=== EXERCISE TASK ===
Write out the data below in full, unchanged, minus the images.

══ SOURCE EXCERPT

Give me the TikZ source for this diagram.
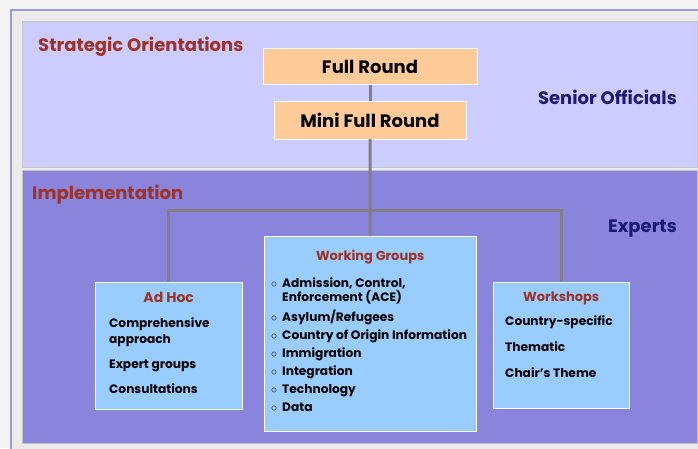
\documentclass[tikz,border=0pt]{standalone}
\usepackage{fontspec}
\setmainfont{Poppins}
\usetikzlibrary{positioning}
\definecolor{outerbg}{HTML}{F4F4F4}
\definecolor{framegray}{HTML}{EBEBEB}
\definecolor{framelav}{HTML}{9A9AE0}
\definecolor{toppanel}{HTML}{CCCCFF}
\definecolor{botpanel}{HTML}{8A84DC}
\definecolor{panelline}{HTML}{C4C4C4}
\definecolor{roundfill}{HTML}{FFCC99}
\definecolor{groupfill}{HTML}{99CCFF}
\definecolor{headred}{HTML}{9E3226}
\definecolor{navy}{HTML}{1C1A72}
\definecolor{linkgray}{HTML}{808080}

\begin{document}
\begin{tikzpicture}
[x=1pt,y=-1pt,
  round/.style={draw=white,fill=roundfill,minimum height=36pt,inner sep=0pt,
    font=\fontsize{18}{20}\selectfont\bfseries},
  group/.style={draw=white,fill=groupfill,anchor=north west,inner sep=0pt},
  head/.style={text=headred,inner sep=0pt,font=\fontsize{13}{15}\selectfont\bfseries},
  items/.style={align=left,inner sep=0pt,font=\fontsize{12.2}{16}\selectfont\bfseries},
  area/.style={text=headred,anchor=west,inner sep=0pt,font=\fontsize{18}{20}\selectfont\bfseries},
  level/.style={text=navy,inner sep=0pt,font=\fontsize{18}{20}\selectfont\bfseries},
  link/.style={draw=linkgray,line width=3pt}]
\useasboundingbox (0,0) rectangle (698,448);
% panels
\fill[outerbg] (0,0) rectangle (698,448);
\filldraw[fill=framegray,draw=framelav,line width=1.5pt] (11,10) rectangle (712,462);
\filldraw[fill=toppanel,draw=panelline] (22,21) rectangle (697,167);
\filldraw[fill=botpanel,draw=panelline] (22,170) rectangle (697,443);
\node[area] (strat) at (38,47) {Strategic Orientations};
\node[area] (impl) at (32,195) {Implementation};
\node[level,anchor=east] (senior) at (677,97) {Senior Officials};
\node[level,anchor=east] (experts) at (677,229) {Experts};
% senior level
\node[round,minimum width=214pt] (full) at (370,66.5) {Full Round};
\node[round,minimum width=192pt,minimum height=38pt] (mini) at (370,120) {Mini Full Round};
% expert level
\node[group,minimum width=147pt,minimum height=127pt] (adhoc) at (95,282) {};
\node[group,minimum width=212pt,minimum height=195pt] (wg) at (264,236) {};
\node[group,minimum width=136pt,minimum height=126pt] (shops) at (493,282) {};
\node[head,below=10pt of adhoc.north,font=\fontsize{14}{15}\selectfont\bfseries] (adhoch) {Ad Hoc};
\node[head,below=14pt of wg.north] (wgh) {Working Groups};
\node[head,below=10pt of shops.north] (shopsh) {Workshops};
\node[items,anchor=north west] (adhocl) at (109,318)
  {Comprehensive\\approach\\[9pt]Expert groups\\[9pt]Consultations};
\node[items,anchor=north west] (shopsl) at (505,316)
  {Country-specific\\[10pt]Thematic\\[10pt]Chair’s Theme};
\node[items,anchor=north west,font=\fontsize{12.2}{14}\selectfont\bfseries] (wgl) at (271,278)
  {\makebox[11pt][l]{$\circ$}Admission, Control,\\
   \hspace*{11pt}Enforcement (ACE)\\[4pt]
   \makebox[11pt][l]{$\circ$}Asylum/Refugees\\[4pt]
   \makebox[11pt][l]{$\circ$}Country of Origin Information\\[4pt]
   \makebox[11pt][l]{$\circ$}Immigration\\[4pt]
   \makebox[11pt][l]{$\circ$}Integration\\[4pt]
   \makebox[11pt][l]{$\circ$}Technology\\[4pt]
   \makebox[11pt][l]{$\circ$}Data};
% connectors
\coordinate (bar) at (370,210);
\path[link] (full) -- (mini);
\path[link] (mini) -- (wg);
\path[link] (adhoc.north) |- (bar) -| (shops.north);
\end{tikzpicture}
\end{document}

════

=== COMPLETE RESPONSE ===
Give me the TikZ source for this diagram.
\documentclass[tikz,border=0pt]{standalone}
\usepackage{fontspec}
\setmainfont{Poppins}
\usetikzlibrary{positioning}
\definecolor{outerbg}{HTML}{F4F4F4}
\definecolor{framegray}{HTML}{EBEBEB}
\definecolor{framelav}{HTML}{9A9AE0}
\definecolor{toppanel}{HTML}{CCCCFF}
\definecolor{botpanel}{HTML}{8A84DC}
\definecolor{panelline}{HTML}{C4C4C4}
\definecolor{roundfill}{HTML}{FFCC99}
\definecolor{groupfill}{HTML}{99CCFF}
\definecolor{headred}{HTML}{9E3226}
\definecolor{navy}{HTML}{1C1A72}
\definecolor{linkgray}{HTML}{808080}

\begin{document}
\begin{tikzpicture}
[x=1pt,y=-1pt,
  round/.style={draw=white,fill=roundfill,minimum height=36pt,inner sep=0pt,
    font=\fontsize{18}{20}\selectfont\bfseries},
  group/.style={draw=white,fill=groupfill,anchor=north west,inner sep=0pt},
  head/.style={text=headred,inner sep=0pt,font=\fontsize{13}{15}\selectfont\bfseries},
  items/.style={align=left,inner sep=0pt,font=\fontsize{12.2}{16}\selectfont\bfseries},
  area/.style={text=headred,anchor=west,inner sep=0pt,font=\fontsize{18}{20}\selectfont\bfseries},
  level/.style={text=navy,inner sep=0pt,font=\fontsize{18}{20}\selectfont\bfseries},
  link/.style={draw=linkgray,line width=3pt}]
\useasboundingbox (0,0) rectangle (698,448);
% panels
\fill[outerbg] (0,0) rectangle (698,448);
\filldraw[fill=framegray,draw=framelav,line width=1.5pt] (11,10) rectangle (712,462);
\filldraw[fill=toppanel,draw=panelline] (22,21) rectangle (697,167);
\filldraw[fill=botpanel,draw=panelline] (22,170) rectangle (697,443);
\node[area] (strat) at (38,47) {Strategic Orientations};
\node[area] (impl) at (32,195) {Implementation};
\node[level,anchor=east] (senior) at (677,97) {Senior Officials};
\node[level,anchor=east] (experts) at (677,229) {Experts};
% senior level
\node[round,minimum width=214pt] (full) at (370,66.5) {Full Round};
\node[round,minimum width=192pt,minimum height=38pt] (mini) at (370,120) {Mini Full Round};
% expert level
\node[group,minimum width=147pt,minimum height=127pt] (adhoc) at (95,282) {};
\node[group,minimum width=212pt,minimum height=195pt] (wg) at (264,236) {};
\node[group,minimum width=136pt,minimum height=126pt] (shops) at (493,282) {};
\node[head,below=10pt of adhoc.north,font=\fontsize{14}{15}\selectfont\bfseries] (adhoch) {Ad Hoc};
\node[head,below=14pt of wg.north] (wgh) {Working Groups};
\node[head,below=10pt of shops.north] (shopsh) {Workshops};
\node[items,anchor=north west] (adhocl) at (109,318)
  {Comprehensive\\approach\\[9pt]Expert groups\\[9pt]Consultations};
\node[items,anchor=north west] (shopsl) at (505,316)
  {Country-specific\\[10pt]Thematic\\[10pt]Chair’s Theme};
\node[items,anchor=north west,font=\fontsize{12.2}{14}\selectfont\bfseries] (wgl) at (271,278)
  {\makebox[11pt][l]{$\circ$}Admission, Control,\\
   \hspace*{11pt}Enforcement (ACE)\\[4pt]
   \makebox[11pt][l]{$\circ$}Asylum/Refugees\\[4pt]
   \makebox[11pt][l]{$\circ$}Country of Origin Information\\[4pt]
   \makebox[11pt][l]{$\circ$}Immigration\\[4pt]
   \makebox[11pt][l]{$\circ$}Integration\\[4pt]
   \makebox[11pt][l]{$\circ$}Technology\\[4pt]
   \makebox[11pt][l]{$\circ$}Data};
% connectors
\coordinate (bar) at (370,210);
\path[link] (full) -- (mini);
\path[link] (mini) -- (wg);
\path[link] (adhoc.north) |- (bar) -| (shops.north);
\end{tikzpicture}
\end{document}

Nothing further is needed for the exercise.